● Records for the exercise:
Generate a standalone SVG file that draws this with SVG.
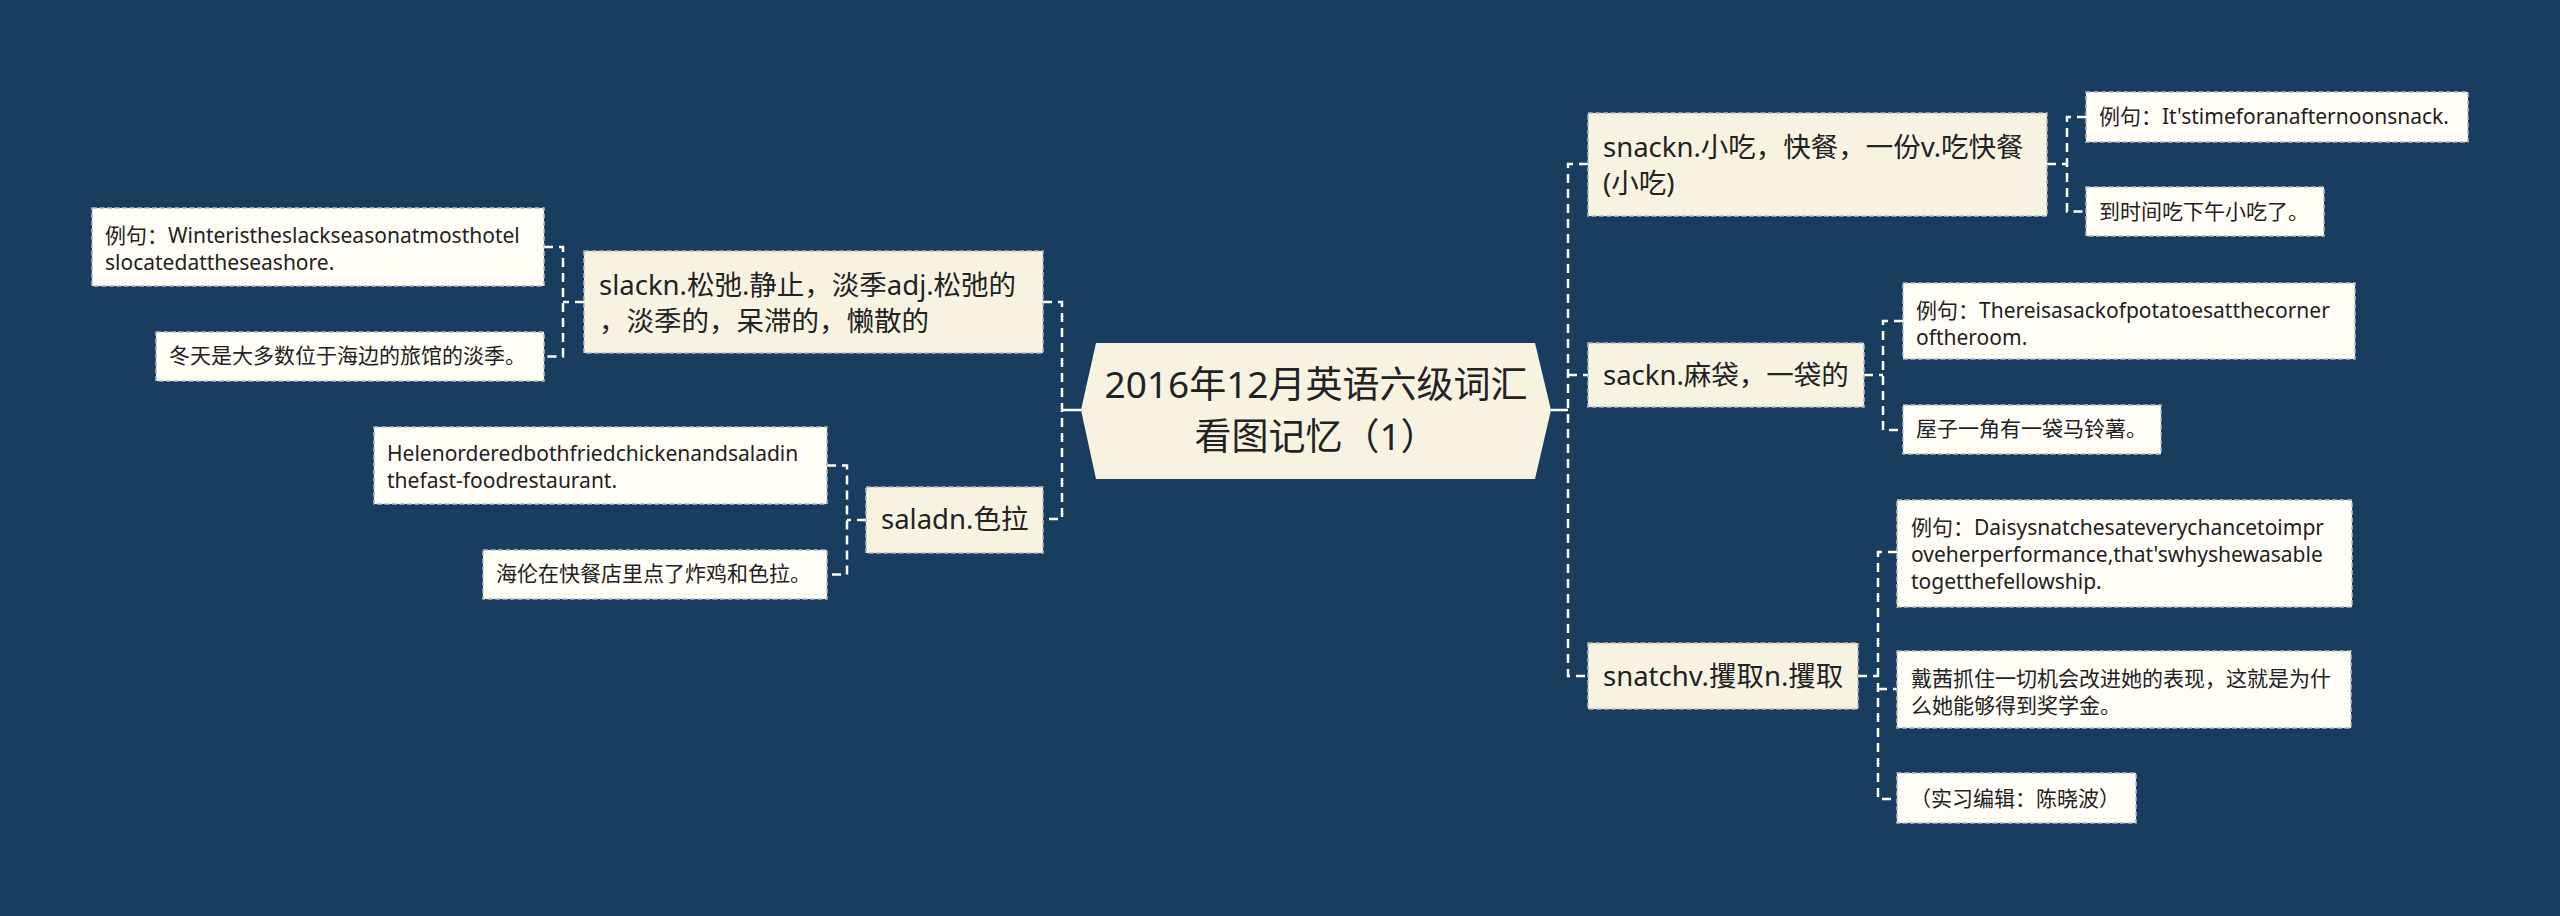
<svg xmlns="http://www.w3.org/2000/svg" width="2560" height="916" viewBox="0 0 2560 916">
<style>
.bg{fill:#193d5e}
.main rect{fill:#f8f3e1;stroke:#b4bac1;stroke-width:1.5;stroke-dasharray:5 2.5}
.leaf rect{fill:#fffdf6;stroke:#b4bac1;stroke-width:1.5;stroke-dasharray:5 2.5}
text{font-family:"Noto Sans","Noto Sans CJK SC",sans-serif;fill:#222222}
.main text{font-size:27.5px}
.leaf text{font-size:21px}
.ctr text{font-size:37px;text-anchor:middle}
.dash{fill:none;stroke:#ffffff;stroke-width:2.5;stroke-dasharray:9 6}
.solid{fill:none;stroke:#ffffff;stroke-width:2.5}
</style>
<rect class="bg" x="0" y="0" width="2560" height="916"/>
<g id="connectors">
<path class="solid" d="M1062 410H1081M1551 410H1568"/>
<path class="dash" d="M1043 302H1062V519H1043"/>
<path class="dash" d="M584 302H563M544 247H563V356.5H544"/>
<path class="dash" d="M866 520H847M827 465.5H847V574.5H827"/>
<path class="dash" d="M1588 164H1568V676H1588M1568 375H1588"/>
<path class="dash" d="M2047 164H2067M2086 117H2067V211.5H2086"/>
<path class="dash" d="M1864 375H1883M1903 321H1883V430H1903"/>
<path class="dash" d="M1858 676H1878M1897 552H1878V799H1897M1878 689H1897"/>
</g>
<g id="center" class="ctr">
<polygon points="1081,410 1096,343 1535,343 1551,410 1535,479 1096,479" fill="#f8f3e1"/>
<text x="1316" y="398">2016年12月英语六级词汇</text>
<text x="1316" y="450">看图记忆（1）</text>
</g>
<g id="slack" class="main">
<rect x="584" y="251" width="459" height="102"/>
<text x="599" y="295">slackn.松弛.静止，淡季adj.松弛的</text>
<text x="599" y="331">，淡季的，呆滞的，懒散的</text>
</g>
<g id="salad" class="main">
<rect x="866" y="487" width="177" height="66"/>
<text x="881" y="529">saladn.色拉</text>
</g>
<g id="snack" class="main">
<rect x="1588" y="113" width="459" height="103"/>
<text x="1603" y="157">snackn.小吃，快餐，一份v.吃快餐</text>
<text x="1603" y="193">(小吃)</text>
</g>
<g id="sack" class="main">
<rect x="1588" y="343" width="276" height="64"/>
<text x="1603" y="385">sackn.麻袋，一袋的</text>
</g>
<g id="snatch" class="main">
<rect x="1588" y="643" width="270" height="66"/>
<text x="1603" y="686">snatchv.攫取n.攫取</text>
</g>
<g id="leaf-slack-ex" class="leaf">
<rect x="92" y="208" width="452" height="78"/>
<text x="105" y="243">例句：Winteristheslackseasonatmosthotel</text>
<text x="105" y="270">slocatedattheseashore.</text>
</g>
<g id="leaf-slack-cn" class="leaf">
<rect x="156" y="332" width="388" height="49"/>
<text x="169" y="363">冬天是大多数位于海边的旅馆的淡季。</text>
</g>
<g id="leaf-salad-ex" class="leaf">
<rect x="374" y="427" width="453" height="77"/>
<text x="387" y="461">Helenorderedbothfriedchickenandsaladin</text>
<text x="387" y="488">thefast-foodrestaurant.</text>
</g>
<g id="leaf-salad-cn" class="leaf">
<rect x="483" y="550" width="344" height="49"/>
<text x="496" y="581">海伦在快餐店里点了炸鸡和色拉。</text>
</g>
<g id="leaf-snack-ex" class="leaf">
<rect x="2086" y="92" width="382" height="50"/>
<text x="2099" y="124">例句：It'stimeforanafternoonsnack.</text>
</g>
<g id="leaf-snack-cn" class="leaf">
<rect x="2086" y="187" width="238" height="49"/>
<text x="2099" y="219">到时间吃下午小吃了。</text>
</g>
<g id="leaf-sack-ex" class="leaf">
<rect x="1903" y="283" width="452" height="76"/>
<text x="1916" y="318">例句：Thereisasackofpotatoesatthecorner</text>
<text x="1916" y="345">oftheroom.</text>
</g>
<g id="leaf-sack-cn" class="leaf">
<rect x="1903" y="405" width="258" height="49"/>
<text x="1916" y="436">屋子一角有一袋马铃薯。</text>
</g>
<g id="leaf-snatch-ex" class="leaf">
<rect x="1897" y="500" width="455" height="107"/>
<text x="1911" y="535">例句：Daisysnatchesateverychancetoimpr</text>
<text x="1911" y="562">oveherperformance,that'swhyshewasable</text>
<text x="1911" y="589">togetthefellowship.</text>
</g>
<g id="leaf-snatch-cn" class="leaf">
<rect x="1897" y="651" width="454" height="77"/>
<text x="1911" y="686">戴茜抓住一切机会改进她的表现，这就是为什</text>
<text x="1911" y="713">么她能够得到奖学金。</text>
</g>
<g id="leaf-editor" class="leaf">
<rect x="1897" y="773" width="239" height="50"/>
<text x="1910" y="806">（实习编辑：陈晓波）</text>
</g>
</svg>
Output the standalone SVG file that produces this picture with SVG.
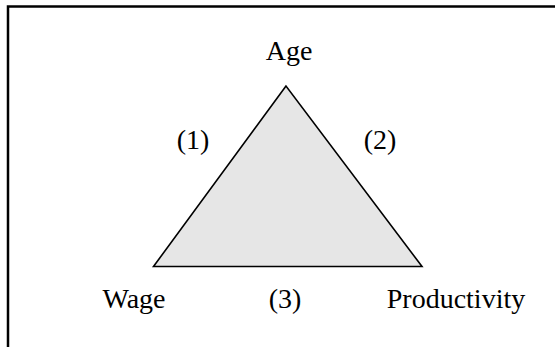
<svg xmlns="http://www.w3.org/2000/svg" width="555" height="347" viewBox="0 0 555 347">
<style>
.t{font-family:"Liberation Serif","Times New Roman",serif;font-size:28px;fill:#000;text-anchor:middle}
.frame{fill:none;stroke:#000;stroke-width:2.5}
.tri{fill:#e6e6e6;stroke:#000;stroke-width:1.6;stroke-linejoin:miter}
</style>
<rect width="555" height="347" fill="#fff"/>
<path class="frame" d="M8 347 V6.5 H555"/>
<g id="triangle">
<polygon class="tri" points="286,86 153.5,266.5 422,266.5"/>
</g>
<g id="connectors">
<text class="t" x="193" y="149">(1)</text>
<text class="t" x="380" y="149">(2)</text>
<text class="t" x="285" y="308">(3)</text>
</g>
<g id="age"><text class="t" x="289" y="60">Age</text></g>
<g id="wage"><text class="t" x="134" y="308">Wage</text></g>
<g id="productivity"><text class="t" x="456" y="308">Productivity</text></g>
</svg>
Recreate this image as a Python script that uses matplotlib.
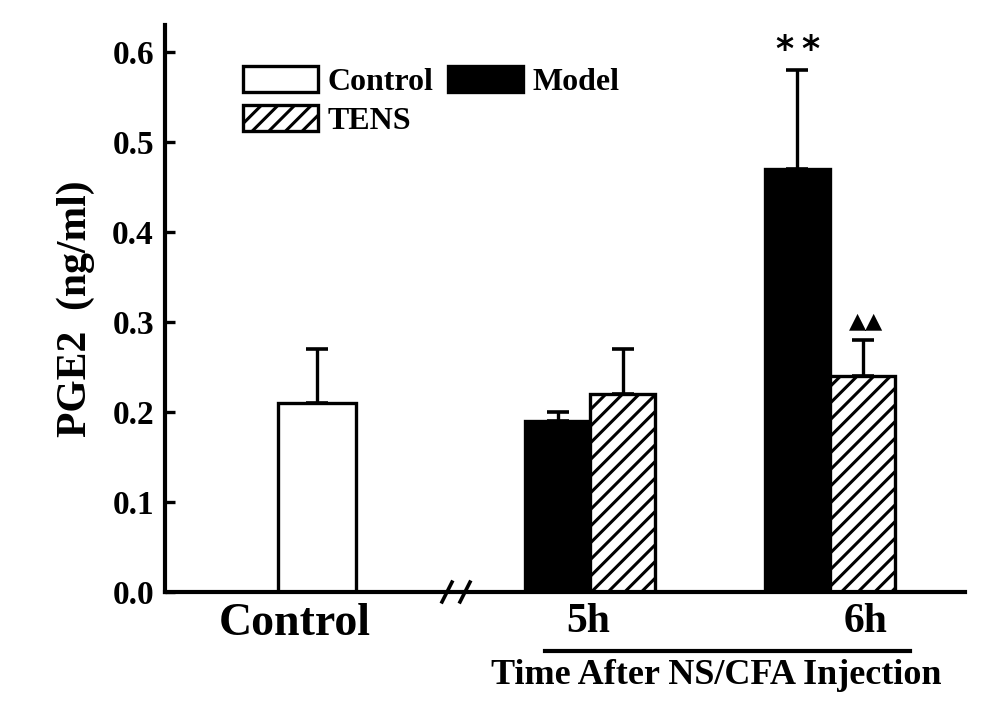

● Instruction:
Using the entries above, tally how many lines have the word "that" in them; write the number and nothing more.

● Task answer:
4